## [REQUEST]
Write the data out again exactly, with no pictures.

## [COLLECTED DATA]

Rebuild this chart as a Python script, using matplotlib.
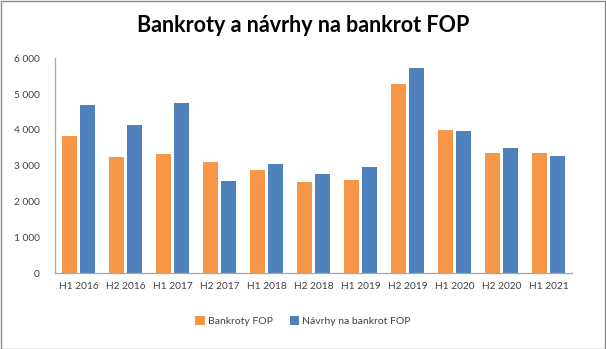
import matplotlib.pyplot as plt
from matplotlib.patches import Rectangle
import numpy as np

plt.rcParams['font.family'] = ['Lato', 'DejaVu Sans']

periods = ['H1 2016', 'H2 2016', 'H1 2017', 'H2 2017', 'H1 2018', 'H2 2018',
           'H1 2019', 'H2 2019', 'H1 2020', 'H2 2020', 'H1 2021']
bankroty = [3835, 3250, 3330, 3110, 2885, 2550, 2605, 5290, 4005, 3360, 3360]
navrhy = [4700, 4140, 4765, 2580, 3050, 2775, 2970, 5735, 3975, 3500, 3280]

orange = '#F79646'
blue = '#4F81BD'
grey = '#A6A6A6'

fig = plt.figure(figsize=(6.06, 3.49), dpi=100)
ax = fig.add_axes([55 / 606, 1 - 273.3 / 349, 517 / 606, 215 / 349])

x = np.arange(len(periods))
w = 0.3
gap = 0.085
ax.bar(x - (w + gap) / 2, bankroty, w, color=orange, label='Bankroty FOP')
ax.bar(x + (w + gap) / 2, navrhy, w, color=blue, label='Návrhy na bankrot FOP')

ax.set_xlim(-0.5, len(periods) - 0.5)
ax.set_ylim(0, 6000)
ax.set_yticks(range(0, 6001, 1000))
ax.set_yticklabels(['0' if v == 0 else f'{v // 1000} 000' for v in range(0, 6001, 1000)])
ax.set_xticks(x)
ax.set_xticklabels(periods)
ax.tick_params(axis='both', length=0, labelsize=7.3, colors='#404040')
ax.tick_params(axis='y', pad=11)
ax.tick_params(axis='x', pad=6)
for side in ['top', 'right']:
    ax.spines[side].set_visible(False)
for side in ['left', 'bottom']:
    ax.spines[side].set_color(grey)
    ax.spines[side].set_linewidth(0.9)

fig.text(0.5, 1 - 25 / 349, 'Bankroty a návrhy na bankrot FOP', ha='center', va='center',
         fontsize=15.5, fontweight='bold', color='black')

fig.legend(loc='center', bbox_to_anchor=(0.5, 1 - 321 / 349), ncol=2, frameon=False,
           fontsize=7.5, handlelength=0.9, handleheight=0.9, handletextpad=0.3,
           columnspacing=1.6, labelcolor='#404040')

# chart border
fig.patches.append(Rectangle((0.5 / 606, 0.5 / 349), 1 - 1.5 / 606, 1 - 1.5 / 349,
                             transform=fig.transFigure, fill=False,
                             edgecolor='#8C8C8C', linewidth=1))

fig.savefig('out.png', dpi=100)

## [RESPONSE FOR THIS EXERCISE]
Rebuild this chart as a Python script, using matplotlib.
import matplotlib.pyplot as plt
from matplotlib.patches import Rectangle
import numpy as np

plt.rcParams['font.family'] = ['Lato', 'DejaVu Sans']

periods = ['H1 2016', 'H2 2016', 'H1 2017', 'H2 2017', 'H1 2018', 'H2 2018',
           'H1 2019', 'H2 2019', 'H1 2020', 'H2 2020', 'H1 2021']
bankroty = [3835, 3250, 3330, 3110, 2885, 2550, 2605, 5290, 4005, 3360, 3360]
navrhy = [4700, 4140, 4765, 2580, 3050, 2775, 2970, 5735, 3975, 3500, 3280]

orange = '#F79646'
blue = '#4F81BD'
grey = '#A6A6A6'

fig = plt.figure(figsize=(6.06, 3.49), dpi=100)
ax = fig.add_axes([55 / 606, 1 - 273.3 / 349, 517 / 606, 215 / 349])

x = np.arange(len(periods))
w = 0.3
gap = 0.085
ax.bar(x - (w + gap) / 2, bankroty, w, color=orange, label='Bankroty FOP')
ax.bar(x + (w + gap) / 2, navrhy, w, color=blue, label='Návrhy na bankrot FOP')

ax.set_xlim(-0.5, len(periods) - 0.5)
ax.set_ylim(0, 6000)
ax.set_yticks(range(0, 6001, 1000))
ax.set_yticklabels(['0' if v == 0 else f'{v // 1000} 000' for v in range(0, 6001, 1000)])
ax.set_xticks(x)
ax.set_xticklabels(periods)
ax.tick_params(axis='both', length=0, labelsize=7.3, colors='#404040')
ax.tick_params(axis='y', pad=11)
ax.tick_params(axis='x', pad=6)
for side in ['top', 'right']:
    ax.spines[side].set_visible(False)
for side in ['left', 'bottom']:
    ax.spines[side].set_color(grey)
    ax.spines[side].set_linewidth(0.9)

fig.text(0.5, 1 - 25 / 349, 'Bankroty a návrhy na bankrot FOP', ha='center', va='center',
         fontsize=15.5, fontweight='bold', color='black')

fig.legend(loc='center', bbox_to_anchor=(0.5, 1 - 321 / 349), ncol=2, frameon=False,
           fontsize=7.5, handlelength=0.9, handleheight=0.9, handletextpad=0.3,
           columnspacing=1.6, labelcolor='#404040')

# chart border
fig.patches.append(Rectangle((0.5 / 606, 0.5 / 349), 1 - 1.5 / 606, 1 - 1.5 / 349,
                             transform=fig.transFigure, fill=False,
                             edgecolor='#8C8C8C', linewidth=1))

fig.savefig('out.png', dpi=100)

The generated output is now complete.